You can’t get water from a stone, not even a rich stone.
The stone sober state Republican Party has called for a forum to discuss and settle upon a means of cutting spending. The state Democrat Party, still suffering from delusions of plenty, has called for – take a deep breath here – a study group to study the problem.
Given the seriousness of the national financial collapse, calling for a study group to recommend ways of cutting state programs may strike some as Neronic; Nero, it has been said, fiddled while Rome burned. And if study groups were around in 64 AD, he would have called for a study group and then fiddled. Actually, the fiddle was not in existence when Rome burned. Nero was an accomplished harpist; so, the metaphor would be more correct if it were said that Nero was harping while Rome burned.
The state legislature is also harping.

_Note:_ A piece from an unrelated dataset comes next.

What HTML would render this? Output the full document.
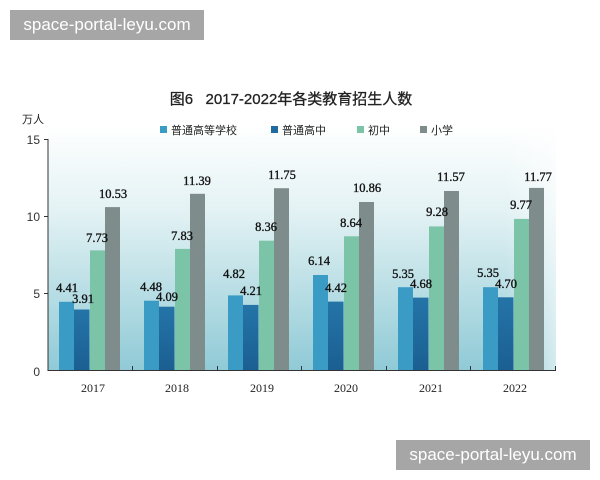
<!DOCTYPE html>
<html><head><meta charset="utf-8"><style>
html,body{margin:0;padding:0;background:#fff;width:600px;height:480px;overflow:hidden}
.wm{position:absolute;background:#a6a6a6;color:#fff;font-family:"Liberation Sans",sans-serif;font-size:17px;line-height:30px;text-align:center}
</style></head><body>
<svg width="600" height="480" style="position:absolute;left:0;top:0" xmlns="http://www.w3.org/2000/svg">
<defs>
<linearGradient id="bg" x1="0" y1="0" x2="0" y2="1">
<stop offset="0" stop-color="#ffffff"/><stop offset="0.35" stop-color="#e3f2f4"/><stop offset="1" stop-color="#8fcad6"/></linearGradient>
<linearGradient id="fade" x1="0" y1="0" x2="1" y2="0">
<stop offset="0.9" stop-color="#fff" stop-opacity="0"/><stop offset="1" stop-color="#fff" stop-opacity="0.6"/></linearGradient>
<linearGradient id="b2" x1="0" y1="0" x2="0" y2="1"><stop offset="0" stop-color="#2474a8"/><stop offset="1" stop-color="#1b5f92"/></linearGradient>
</defs>
<rect x="48" y="125" width="508" height="246" fill="url(#bg)"/>
<rect x="48" y="125" width="508" height="246" fill="url(#fade)"/>
<g font-family="'Liberation Sans','Noto Sans CJK SC',sans-serif" fill="#222">
<text x="291" y="104" font-size="15" text-anchor="middle" stroke="#222" stroke-width="0.3" xml:space="preserve">图6   2017-2022年各类教育招生人数</text>
<text x="22" y="123" font-size="11">万人</text>
<rect x="160" y="126" width="7" height="7" fill="#3a9cc4"/><text x="171" y="134" font-size="11">普通高等学校</text>
<rect x="271" y="126" width="7" height="7" fill="#1f6a9e"/><text x="282" y="134" font-size="11">普通高中</text>
<rect x="357" y="126" width="7" height="7" fill="#7cc4a8"/><text x="368" y="134" font-size="11">初中</text>
<rect x="420" y="126" width="7" height="7" fill="#7f8c8c"/><text x="431" y="134" font-size="11">小学</text>
</g>
<g font-family="'Liberation Sans',sans-serif" font-size="12" fill="#333" text-anchor="end">
<text x="40" y="144">15</text><text x="40" y="221">10</text><text x="40" y="298">5</text><text x="40" y="376">0</text>
</g>
<g stroke="#333" stroke-width="1">
<line x1="48" y1="139" x2="48" y2="371"/><line x1="48" y1="370.5" x2="556" y2="370.5"/>
<line x1="44" y1="139.5" x2="48" y2="139.5"/><line x1="44" y1="216.5" x2="48" y2="216.5"/><line x1="44" y1="293.5" x2="48" y2="293.5"/>
<line x1="132.5" y1="366" x2="132.5" y2="371"/><line x1="217.5" y1="366" x2="217.5" y2="371"/><line x1="301.5" y1="366" x2="301.5" y2="371"/><line x1="386.5" y1="366" x2="386.5" y2="371"/><line x1="470.5" y1="366" x2="470.5" y2="371"/><line x1="555.5" y1="366" x2="555.5" y2="371"/>
</g>
<g>
<rect x="59" y="301.8" width="15" height="68.2" fill="#3a9cc4"/><rect x="74" y="309.5" width="15.5" height="60.5" fill="url(#b2)"/><rect x="90" y="250.4" width="15" height="119.6" fill="#7cc4a8"/><rect x="105" y="207.1" width="15" height="162.9" fill="#7f8c8c"/>
<rect x="144" y="300.7" width="15" height="69.3" fill="#3a9cc4"/><rect x="159" y="306.7" width="15.5" height="63.3" fill="url(#b2)"/><rect x="175" y="248.9" width="15" height="121.1" fill="#7cc4a8"/><rect x="190" y="193.8" width="15" height="176.2" fill="#7f8c8c"/>
<rect x="228" y="295.4" width="15" height="74.6" fill="#3a9cc4"/><rect x="243" y="304.9" width="15.5" height="65.1" fill="url(#b2)"/><rect x="259" y="240.7" width="15" height="129.3" fill="#7cc4a8"/><rect x="274" y="188.2" width="15" height="181.8" fill="#7f8c8c"/>
<rect x="313" y="275" width="15" height="95" fill="#3a9cc4"/><rect x="328" y="301.6" width="15.5" height="68.4" fill="url(#b2)"/><rect x="344" y="236.3" width="15" height="133.7" fill="#7cc4a8"/><rect x="359" y="202" width="15" height="168" fill="#7f8c8c"/>
<rect x="398" y="287.2" width="15" height="82.8" fill="#3a9cc4"/><rect x="413" y="297.6" width="15.5" height="72.4" fill="url(#b2)"/><rect x="429" y="226.4" width="15" height="143.6" fill="#7cc4a8"/><rect x="444" y="191" width="15" height="179" fill="#7f8c8c"/>
<rect x="483" y="287.2" width="15" height="82.8" fill="#3a9cc4"/><rect x="498" y="297.3" width="15.5" height="72.7" fill="url(#b2)"/><rect x="514" y="218.9" width="15" height="151.1" fill="#7cc4a8"/><rect x="529" y="187.9" width="15" height="182.1" fill="#7f8c8c"/>
</g>
<g font-family="'Liberation Serif',serif" font-size="12.5" fill="#111" stroke="#111" stroke-width="0.35" text-anchor="middle">
<text x="67" y="292">4.41</text><text x="83" y="303">3.91</text><text x="97" y="242">7.73</text><text x="113" y="198">10.53</text>
<text x="151" y="291">4.48</text><text x="167" y="301">4.09</text><text x="182" y="240">7.83</text><text x="197" y="185">11.39</text>
<text x="234" y="278">4.82</text><text x="251" y="295">4.21</text><text x="266" y="231">8.36</text><text x="282" y="179">11.75</text>
<text x="319" y="265">6.14</text><text x="336" y="292">4.42</text><text x="351" y="227">8.64</text><text x="367" y="192">10.86</text>
<text x="403" y="278">5.35</text><text x="421" y="288">4.68</text><text x="437" y="216">9.28</text><text x="451" y="181">11.57</text>
<text x="488" y="277">5.35</text><text x="506" y="288">4.70</text><text x="521" y="209">9.77</text><text x="538" y="181">11.77</text>
</g>
<g font-family="'Liberation Serif',serif" font-size="12" fill="#222" text-anchor="middle">
<text x="93" y="392">2017</text><text x="177" y="392">2018</text><text x="262" y="392">2019</text><text x="346" y="392">2020</text><text x="431" y="392">2021</text><text x="515" y="392">2022</text>
</g>
</svg>
<div class="wm" style="left:10px;top:10px;width:194px;height:30px">space-portal-leyu.com</div>
<div class="wm" style="left:396px;top:440px;width:194px;height:30px">space-portal-leyu.com</div>
</body></html>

Republicans want a forum in which participating members – including legislative leaders and enlightened leaders in the state – will decide what to cut and what remedies to apply to staunch the wounds, while Democrats want a study group to audit the Department of Social Services and recommend measures to discharge the deficit.
Concerning the proposed audit, Republican leader Stewart McKinney justly said, “ "Anyone who thinks we are going to audit our way out of this financial crisis," McKinney said, "is either incredibly naive or deliberately trying to pull the wool over the heads of voters."
What’s to study? There is a deficit, the deficit must be discharged, and this can only be done by raising taxes or cutting spending. The national economic meltdown almost certainly precludes raising taxes. And so we are left with spending cuts. The legislature itself, which sets the budget, is a study group empowered to raise taxes or cut spending. So, let it study in the time honored fashion, in open session, and recommend ways of trimming the budget.
Micawber the realist knows that debts unsettled will settle the debtor, and so do Democrat leaders in the legislature.